Classifying “gig” workers as independent contractors, rather than employees, continues to be a risky business. While things were looking like they were heading in a different direction for a while (e.g. in 2017 and 2020), the U.S. Department of Labor (DOL) has taken steps recently to make clear that employee misclassification continues to be a hot topic under federal wage and hour law. Most recently, the DOL retracted its 2019 Opinion Letter (FLSA2019-6), which provided guidance on whether service providers for virtual marketplace companies (VMC) are employees or independent contractors. VMCs are companies that operate online or through apps, such as Uber, Grubhub, and Amazon. In the 2019 letter, the DOL applied the widely utilized “economic realities” test and found that the relevant factors weighed in favor of independent contractor status for workers providing services through VMCs.
The DOL’s retraction of this Opinion Letter following the change in administration is not surprising.
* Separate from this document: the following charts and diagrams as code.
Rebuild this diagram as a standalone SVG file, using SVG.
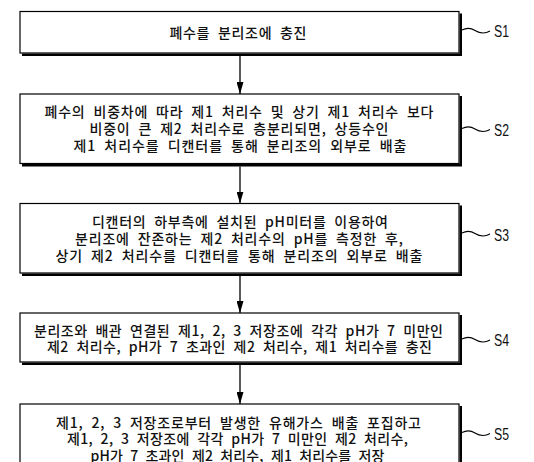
<svg xmlns="http://www.w3.org/2000/svg" width="534" height="462" viewBox="0 0 534 462">
<style>
.box{fill:#fff;stroke:#000;stroke-width:1.2}
.shd{fill:none;stroke:#000;stroke-width:2.4}
.t{font-family:"Noto Sans CJK KR","Noto Sans",sans-serif;font-size:14px;font-weight:500;fill:#111;word-spacing:4px}
.lbl{font-family:"Liberation Sans",Arial,sans-serif;font-size:16px;fill:#111}
.sq{fill:none;stroke:#000;stroke-width:1.1}
.ar{fill:none;stroke:#000;stroke-width:1.3}
</style>
<defs>
<marker id="ah" markerUnits="userSpaceOnUse" markerWidth="12" markerHeight="7" refX="12" refY="3.5" orient="auto"><path d="M0,0 L12,3.5 L0,7 z" fill="#000"/></marker>
</defs>
<rect width="534" height="462" fill="#fff"/>
<g id="connectors">
<path class="ar" d="M240,56 V94" marker-end="url(#ah)"/>
<path class="ar" d="M240,166.5 V203.5" marker-end="url(#ah)"/>
<path class="ar" d="M240,276 V313" marker-end="url(#ah)"/>
<path class="ar" d="M240,365 V404" marker-end="url(#ah)"/>
</g>
<g id="s1">
<rect class="box" x="20" y="11.5" width="439" height="41.5"/>
<path class="shd" d="M22,54.8 H460.8 V13.5"/>
<text class="t" x="169.5" y="38" textLength="137" lengthAdjust="spacing">폐수를 분리조에 충진</text>
<path class="sq" d="M462,30 c4,-2 9,-2 13,0.5 s10,3.5 15,0.5"/>
<text class="lbl" x="494" y="37" textLength="15" lengthAdjust="spacingAndGlyphs">S1</text>
</g>
<g id="s2">
<rect class="box" x="20" y="94" width="439" height="69.5"/>
<path class="shd" d="M22,165.3 H460.8 V96"/>
<text class="t" x="44.5" y="117" textLength="389" lengthAdjust="spacing">폐수의 비중차에 따라 제1 처리수 및 상기 제1 처리수 보다</text>
<text class="t" x="89.5" y="134" textLength="299" lengthAdjust="spacing">비중이 큰 제2 처리수로 층분리되면, 상등수인</text>
<text class="t" x="73.5" y="151" textLength="333" lengthAdjust="spacing">제1 처리수를 디캔터를 통해 분리조의 외부로 배출</text>
<path class="sq" d="M462,128.5 c4,-2 9,-2 13,0.5 s10,3.5 15,0.5"/>
<text class="lbl" x="494" y="136" textLength="15" lengthAdjust="spacingAndGlyphs">S2</text>
</g>
<g id="s3">
<rect class="box" x="20" y="203.5" width="439" height="69.5"/>
<path class="shd" d="M22,274.8 H460.8 V205.5"/>
<text class="t" x="92" y="227" textLength="296" lengthAdjust="spacing">디캔터의 하부측에 설치된 pH미터를 이용하여</text>
<text class="t" x="75" y="244" textLength="328" lengthAdjust="spacing">분리조에 잔존하는 제2 처리수의 pH를 측정한 후,</text>
<text class="t" x="55.5" y="261" textLength="367" lengthAdjust="spacing">상기 제2 처리수를 디캔터를 통해 분리조의 외부로 배출</text>
<path class="sq" d="M462,233 c4,-2 9,-2 13,0.5 s10,3.5 15,0.5"/>
<text class="lbl" x="494" y="240.5" textLength="15" lengthAdjust="spacingAndGlyphs">S3</text>
</g>
<g id="s4">
<rect class="box" x="20" y="313" width="439" height="49"/>
<path class="shd" d="M22,363.8 H460.8 V315"/>
<text class="t" x="34" y="335.5" textLength="409" lengthAdjust="spacing">분리조와 배관 연결된 제1, 2, 3 저장조에 각각 pH가 7 미만인</text>
<text class="t" x="47" y="352" textLength="385" lengthAdjust="spacing">제2 처리수, pH가 7 초과인 제2 처리수, 제1 처리수를 충진</text>
<path class="sq" d="M462,339 c4,-2 9,-2 13,0.5 s10,3.5 15,0.5"/>
<text class="lbl" x="494" y="346" textLength="15" lengthAdjust="spacingAndGlyphs">S4</text>
</g>
<g id="s5">
<rect class="box" x="20" y="404" width="439" height="70"/>
<path class="shd" d="M22,475.8 H460.8 V406"/>
<text class="t" x="56" y="427.5" textLength="365" lengthAdjust="spacing">제1, 2, 3 저장조로부터 발생한 유해가스 배출 포집하고</text>
<text class="t" x="67" y="444" textLength="341" lengthAdjust="spacing">제1, 2, 3 저장조에 각각 pH가 7 미만인 제2 처리수,</text>
<text class="t" x="90.5" y="461" textLength="294" lengthAdjust="spacing">pH가 7 초과인 제2 처리수, 제1 처리수를 저장</text>
<path class="sq" d="M462,432.5 c4,-2 9,-2 13,0.5 s10,3.5 15,0.5"/>
<text class="lbl" x="494" y="440" textLength="15" lengthAdjust="spacingAndGlyphs">S5</text>
</g>
</svg>
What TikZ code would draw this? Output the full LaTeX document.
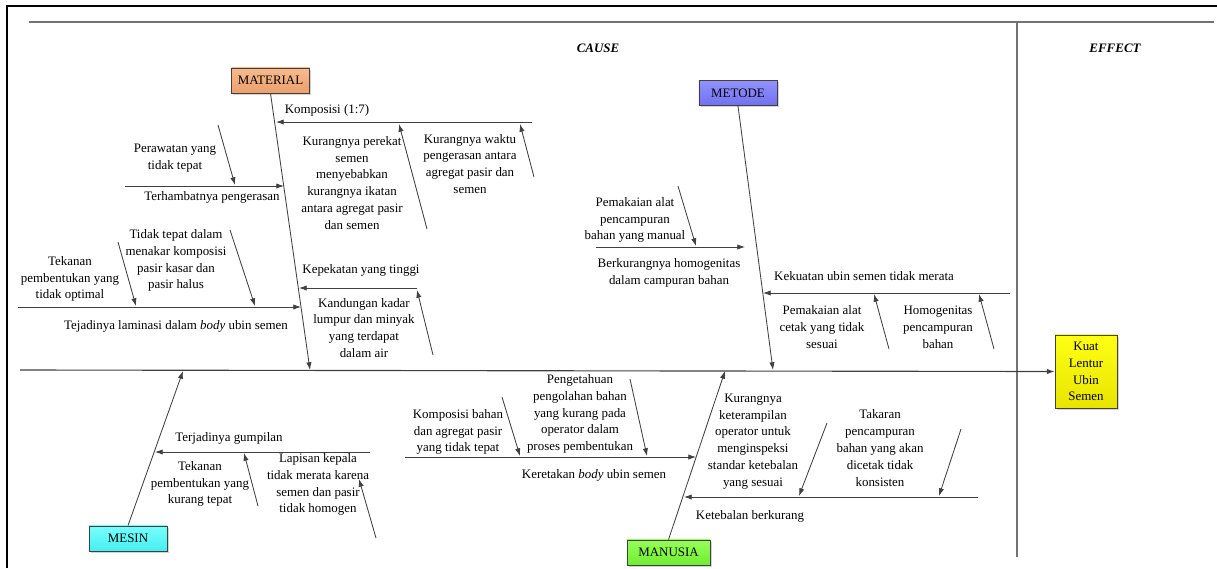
\documentclass[tikz,border=0pt]{standalone}
\usepackage{fontspec}
\setmainfont{Liberation Serif}
\usetikzlibrary{arrows.meta,shadows}

\definecolor{matT}{RGB}{248,186,140}
\definecolor{matB}{RGB}{236,160,108}
\definecolor{metT}{RGB}{146,146,255}
\definecolor{metB}{RGB}{112,112,240}
\definecolor{mesT}{RGB}{120,255,255}
\definecolor{mesB}{RGB}{70,238,238}
\definecolor{manT}{RGB}{150,255,90}
\definecolor{manB}{RGB}{112,236,50}
\definecolor{effT}{RGB}{255,255,20}
\definecolor{effB}{RGB}{232,228,0}

\begin{document}
\begin{tikzpicture}[x=0.025cm,y=-0.025cm,>={Latex[length=5.5pt,width=3.8pt]},
		line width=0.6pt,font=\fontsize{9.2}{12}\selectfont,
		bone/.style={->,black!75},
		txt/.style={align=center,inner sep=0pt},
		catbox/.style={draw=black!75,line width=0.5pt,minimum width=1.95cm,
			minimum height=0.63cm,inner sep=0pt,
			drop shadow={shadow xshift=1.2pt,shadow yshift=-1.2pt,opacity=0.35}}]
		\useasboundingbox (0,0) rectangle (1217,568);

		% frame, header line and cause/effect divider
		\draw[line width=1.8pt] (7,568) -- (7,6) -- (1217,6);
		\draw[black!55,line width=0.8pt] (29,22) -- (1214,22);
		\draw[black!55,line width=0.8pt] (1017,22) -- (1017,557);
		\node[txt,font=\fontsize{9.2}{12}\selectfont\bfseries\itshape] (cause) at (598,48) {CAUSE};
		\node[txt,font=\fontsize{9.2}{12}\selectfont\bfseries\itshape] (effect) at (1115,48) {EFFECT};

		% main categories
		\node[catbox,top color=matT,bottom color=matB] (mat) at (270.5,80.5) {MATERIAL};
		\node[catbox,top color=metT,bottom color=metB] (met) at (738,93) {METODE};
		\node[catbox,top color=mesT,bottom color=mesB] (mes) at (128,538.5) {MESIN};
		\node[catbox,top color=manT,bottom color=manB,minimum width=2.08cm] (man) at (668.5,552.5) {MANUSIA};
		\node[catbox,top color=effT,bottom color=effB,minimum width=1.55cm,
			minimum height=1.83cm,align=center] (eff) at (1086,371.5) {Kuat\\Lentur\\Ubin\\Semen};

		\coordinate (spine) at (20,370);
		\coordinate (matTip) at (310,370);
		\coordinate (metTip) at (773,370);
		\coordinate (mesTip) at (183,371);
		\coordinate (manTip) at (725,371);

		% material
		\coordinate (komA) at (532,122); \coordinate (komB) at (276,122);
		\coordinate (rekA) at (427,229); \coordinate (rekB) at (399,124);
		\coordinate (wakA) at (534,177); \coordinate (wakB) at (520,124);
		\coordinate (harA) at (125,186); \coordinate (harB) at (284,186);
		\coordinate (rawA) at (218,125); \coordinate (rawB) at (235,185);
		\coordinate (pekA) at (417,288); \coordinate (pekB) at (299,288);
		\coordinate (kanA) at (433,355); \coordinate (kanB) at (417,290);
		\coordinate (lamA) at (18,307); \coordinate (lamB) at (301,307);
		\coordinate (tekA) at (118,242); \coordinate (tekB) at (136,306);
		\coordinate (nakA) at (230,230); \coordinate (nakB) at (255,306);
		% metode
		\coordinate (homA) at (596,247); \coordinate (homB) at (745,247);
		\coordinate (pmkA) at (678,186); \coordinate (pmkB) at (696,246);
		\coordinate (kuaA) at (1010,293); \coordinate (kuaB) at (763,293);
		\coordinate (cetA) at (889,349); \coordinate (cetB) at (874,294);
		\coordinate (hgnA) at (994,349); \coordinate (hgnB) at (979,294);
		% mesin
		\coordinate (gumA) at (370,452); \coordinate (gumB) at (155,452);
		\coordinate (tkrA) at (258,506); \coordinate (tkrB) at (244,453);
		\coordinate (lapA) at (376,538); \coordinate (lapB) at (359,479);
		% manusia
		\coordinate (retA) at (405,457); \coordinate (retB) at (696,457);
		\coordinate (kbhA) at (502,397); \coordinate (kbhB) at (520,456);
		\coordinate (getA) at (630,379); \coordinate (getB) at (647,456);
		\coordinate (tblA) at (978,497); \coordinate (tblB) at (684,497);
		\coordinate (trmA) at (827,423); \coordinate (trmB) at (799,496);
		\coordinate (tkaA) at (961,429); \coordinate (tkaB) at (939,496);

		\draw[bone,line width=0.8pt] (spine) -- (eff.west);
		\path[bone]
		(mat.south) edge (matTip)
		(met.south) edge (metTip)
		(mes.north) edge (mesTip)
		(man.north) edge (manTip)
		(komA) edge (komB) (rekA) edge (rekB) (wakA) edge (wakB)
		(harA) edge (harB) (rawA) edge (rawB)
		(pekA) edge (pekB) (kanA) edge (kanB)
		(lamA) edge (lamB) (tekA) edge (tekB) (nakA) edge (nakB)
		(homA) edge (homB) (pmkA) edge (pmkB)
		(kuaA) edge (kuaB) (cetA) edge (cetB) (hgnA) edge (hgnB)
		(gumA) edge (gumB) (tkrA) edge (tkrB) (lapA) edge (lapB)
		(retA) edge (retB) (kbhA) edge (kbhB) (getA) edge (getB)
		(tblA) edge (tblB) (trmA) edge (trmB) (tkaA) edge (tkaB);

		% labels
		\node[txt] (komT) at (327,110) {Komposisi (1:7)};
		\node[txt] (rekT) at (352,183) {Kurangnya perekat\\semen\\menyebabkan\\kurangnya ikatan\\antara agregat pasir\\dan semen};
		\node[txt] (wakT) at (470,164) {Kurangnya waktu\\pengerasan antara\\agregat pasir dan\\semen};
		\node[txt] (rawT) at (175,158) {Perawatan yang\\tidak tepat};
		\node[txt] (harT) at (212,197) {Terhambatnya pengerasan};
		\node[txt] (pekT) at (361,270) {Kepekatan yang tinggi};
		\node[txt] (kanT) at (364,328) {Kandungan kadar\\lumpur dan minyak\\yang terdapat\\dalam air};
		\node[txt] (tekT) at (70,279) {Tekanan\\pembentukan yang\\tidak optimal};
		\node[txt] (nakT) at (176,260.5) {Tidak tepat dalam\\menakar komposisi\\pasir kasar dan\\pasir halus};
		\node[txt] (lamT) at (176,326) {Tejadinya laminasi dalam \textit{body} ubin semen};

		\node[txt] (pmkT) at (635,220) {Pemakaian alat\\pencampuran\\bahan yang manual};
		\node[txt] (homT) at (669,272.5) {Berkurangnya homogenitas\\dalam campuran bahan};
		\node[txt] (kuaT) at (864,276) {Kekuatan ubin semen tidak merata};
		\node[txt] (cetT) at (822,327) {Pemakaian alat\\cetak yang tidak\\sesuai};
		\node[txt] (hgnT) at (938,327) {Homogenitas\\pencampuran\\bahan};

		\node[txt] (gumT) at (229,438) {Terjadinya gumpilan};
		\node[txt] (tkrT) at (200,484) {Tekanan\\pembentukan yang\\kurang tepat};
		\node[txt] (lapT) at (318,484.5) {Lapisan kepala\\tidak merata karena\\semen dan pasir\\tidak homogen};

		\node[txt] (kbhT) at (458,432) {Komposisi bahan\\dan agregat pasir\\yang tidak tepat};
		\node[txt] (getT) at (580,414) {Pengetahuan\\pengolahan bahan\\yang kurang pada\\operator dalam\\proses pembentukan};
		\node[txt] (retT) at (594,475) {Keretakan \textit{body} ubin semen};
		\node[txt] (trmT) at (753,441.5) {Kurangnya\\keterampilan\\operator untuk\\menginspeksi\\standar ketebalan\\yang sesuai};
		\node[txt] (tkaT) at (880,448) {Takaran\\pencampuran\\bahan yang akan\\dicetak tidak\\konsisten};
		\node[txt] (tblT) at (750,516) {Ketebalan berkurang};
\end{tikzpicture}
\end{document}
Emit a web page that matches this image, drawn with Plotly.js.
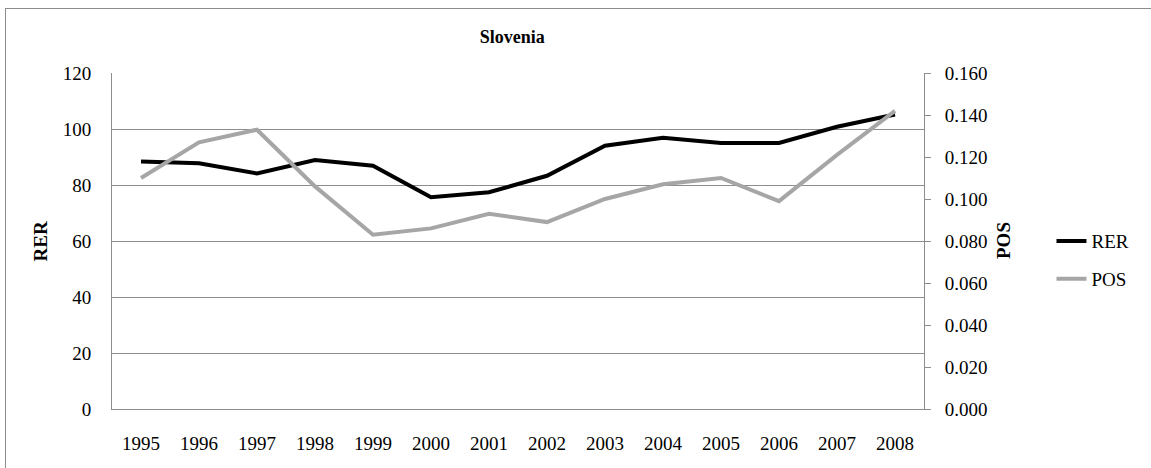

Last month, the DOL delayed the effective date of the Final Rule for determining Independent Contractor status, which was published during the previous administration and was intended to streamline the test for independent contractor status. The DOL is about halfway into its 60-day review period, during which it is “evaluating” whether the Final Rule should be implemented as written, revised, or rejected entirely.
For now, companies should continue to use the old “economic realities” test when determining whether a worker should be treated as an employee or an independent contractor under the FLSA. Companies should also remember that different tests are used in different contexts and most of these will not be affected by whatever the DOL decides to do. Indeed, states have begun specifically addressing the classification of workers in the “gig” economy. For example, California voters passed Proposition 22 in November 2020, which specifically classifies drivers for app-based rideshare and delivery companies as independent contractors unless the companies exercise a certain degree of control over the drivers. Proposition 22 is an exemption to the state’s statutory presumption that all workers, with very limited exception, are employees. A legal challenge to Proposition 22 has been filed by SEIU California.
Employers should tread carefully when navigating this sticky area of the law, especially if they are working in multiple states and/or countries, where stricter and/or contradictory guidelines may be in place. The independent contractor arena continues to evolve with the DOL evaluating the Final Rule and California leading the charge at the state level. We will keep you updated as these changes unfold.